Gracias a las apuestas deportivas en pocos años la ludopatía en nuestro país ha crecido un 25%. Hay varias explicaciones al fenómeno: la multiplicidad de lugares donde apostar, la relación que existe entre el fútbol y las apuestas, lo fácil que resulta, la inmediatez de los resultados y, sobre todo, la llegada de un nuevo grupo de adictos: los jóvenes, incluidos los menores de edad.

Esto último, especialmente preocupante, es culpa de todos aquellos que hacen la vista gorda a la existencia de jugadores por debajo de la edad legal. Es culpa de quienes, estando obligados a pedir el DNI, no lo piden. Es culpa de quienes envían captadores a las puertas de los institutos para explicar a los menores qué deben hacer para apostar. Es culpa de quienes sabiendo que el amigo -o el hijo- es menor le permite utilizar su cuenta. Es culpa de quienes miran a otra parte bajo aquel manido pretexto de «mi hijo no es así». Y, por supuesto, es culpa del famoso de turno que se presta a incitar al juego a través de la publicidad. La popularidad no solo otorga dinero, también implica responsabilidad. Si millones de jóvenes de todo el mundo te tienen como modelo, cuídate de lo que dices. O dilo con cuidado. Aunque el cuidado escasea cuando hay tantísimo dinero de por medio: el que permite a las casas de apuestas grabar anuncios que recuerdan a producciones de Hollywood, contratar a astros del fútbol para que vendan las apuestas como algo épico o subvencionar a los mejores clubes de fútbol para que luzcan la marca en sus camisetas.

Nadie piensa en la ética o en la moral mientras la cuenta bancaria engorda. Por todo eso ya se compara a los nuevos jóvenes ludópatas con la generación perdida por culpa de la heroína de los años 80. Otro tipo de adictos, pero adictos al fin y al cabo.
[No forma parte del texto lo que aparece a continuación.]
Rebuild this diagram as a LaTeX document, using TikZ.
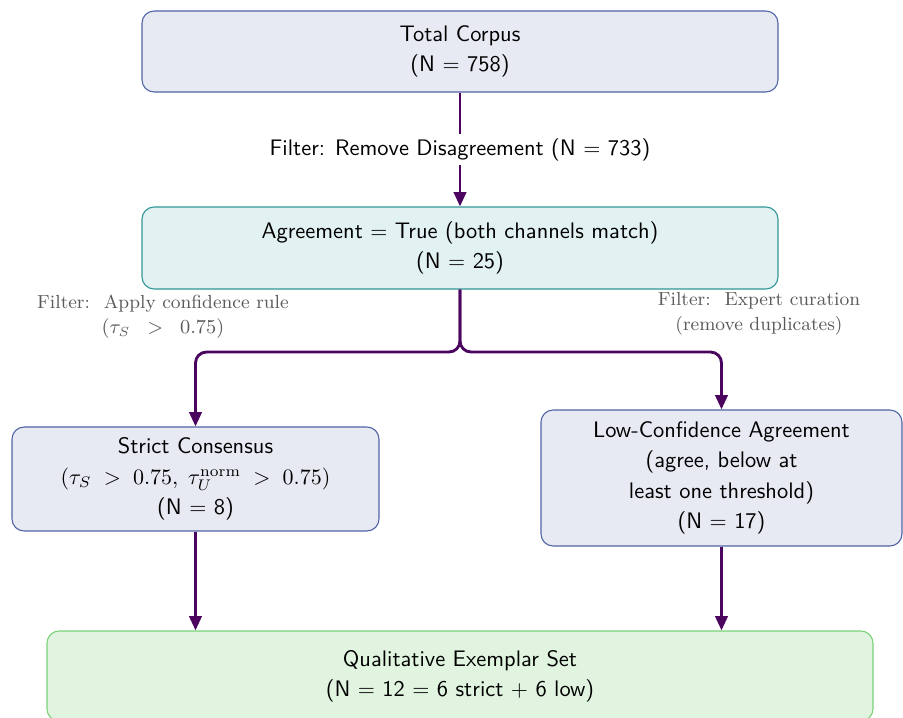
\documentclass[tikz,border=0pt]{standalone}
\usepackage{amsmath}
\usetikzlibrary{arrows.meta}
\definecolor{boxfill}{RGB}{232,234,243}
\definecolor{boxdraw}{RGB}{80,100,165}
\definecolor{agfill}{RGB}{226,241,241}
\definecolor{agdraw}{RGB}{50,150,150}
\definecolor{exfill}{RGB}{224,244,224}
\definecolor{exdraw}{RGB}{120,210,120}
\definecolor{arrcol}{RGB}{75,5,95}
\definecolor{labcol}{RGB}{90,90,90}
\tikzset{
  flowbox/.style={rectangle, rounded corners=5.5pt, line width=0.5pt, align=center,
    inner sep=0pt, font=\sffamily\fontsize{10.2}{13.8}\selectfont},
  flowarrow/.style={draw=arrcol, line width=1.3pt, -{Triangle[length=6.5pt,width=5.6pt]}},
  sidelabel/.style={align=center, text=labcol, font=\fontsize{8.6}{11.5}\selectfont},
}
\begin{document}
\begin{tikzpicture}[x=0.4545pt,y=-0.4545pt]
\useasboundingbox (0,0) rectangle (903,717);
\node[flowbox, fill=boxfill, draw=boxdraw, minimum width=636*0.4545pt, minimum height=81*0.4545pt]
  (total) at (460,51.5) {Total Corpus\\(N $=$ 758)};
\node[flowbox, fill=agfill, draw=agdraw, minimum width=636*0.4545pt, minimum height=82*0.4545pt]
  (agree) at (460,248) {Agreement $=$ True (both channels match)\\(N $=$ 25)};
\node[flowbox, fill=boxfill, draw=boxdraw, minimum width=367*0.4545pt, minimum height=104*0.4545pt]
  (strict) at (195.5,479) {Strict Consensus\\$(\tau_S\;>\;0.75,\;\tau_U^{\mathrm{norm}}\;>\;0.75)$\\(N $=$ 8)};
\node[flowbox, fill=boxfill, draw=boxdraw, minimum width=361*0.4545pt, minimum height=136*0.4545pt]
  (low) at (721.5,478) {Low-Confidence Agreement\\(agree, below at\\least one threshold)\\(N $=$ 17)};
\node[flowbox, fill=exfill, draw=exdraw, minimum width=826*0.4545pt, minimum height=90*0.4545pt]
  (exemplar) at (460,676) {Qualitative Exemplar Set\\(N $=$ 12 $=$ 6 strict $+$ 6 low)};

\draw[flowarrow] (total.south) -- (agree.north)
  node[midway, fill=white, inner sep=2pt, font=\sffamily\fontsize{10.2}{12}\selectfont] (filt1) {Filter: Remove Disagreement (N $=$ 733)};

\coordinate (split) at (460,352);
\draw[flowarrow, rounded corners=5pt] (agree.south) -- (split) -| (strict.north);
\draw[flowarrow, rounded corners=5pt] (agree.south) -- (split) -| (low.north);

\node[sidelabel] (lab1) at (163,317) {Filter:\; Apply confidence rule\\$(\tau_S\;\;>\;\;0.75)$};
\node[sidelabel] (lab2) at (759,314) {Filter:\; Expert curation\\(remove duplicates)};

\draw[flowarrow] (strict.south) -- (strict.south |- exemplar.north);
\draw[flowarrow] (low.south) -- (low.south |- exemplar.north);
\end{tikzpicture}
\end{document}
El hijo de mi conocida terminó por reconocer su problema. Pero fue necesario que su madre le denunciara y que la policía tomara cartas en el asunto. También la intervención del servicio público de salud mental y de un psicólogo privado. Ambos le ayudaron a superar la terrible ansiedad que le generó dejar de apostar, y la depresión que llegó después, producto de la desmotivación, la culpabilidad, la vergüenza (no sé por qué orden). Está claro que el precio que tuvo que pagar fue mucho más allá de lo meramente económico: su autoestima, sus amistades, su precioso tiempo en una preciosa época de su vida, su salud y su tranquilidad.

Su madre, por cierto, aún tardará cuatro años en devolverle al banco los 7.000 euros.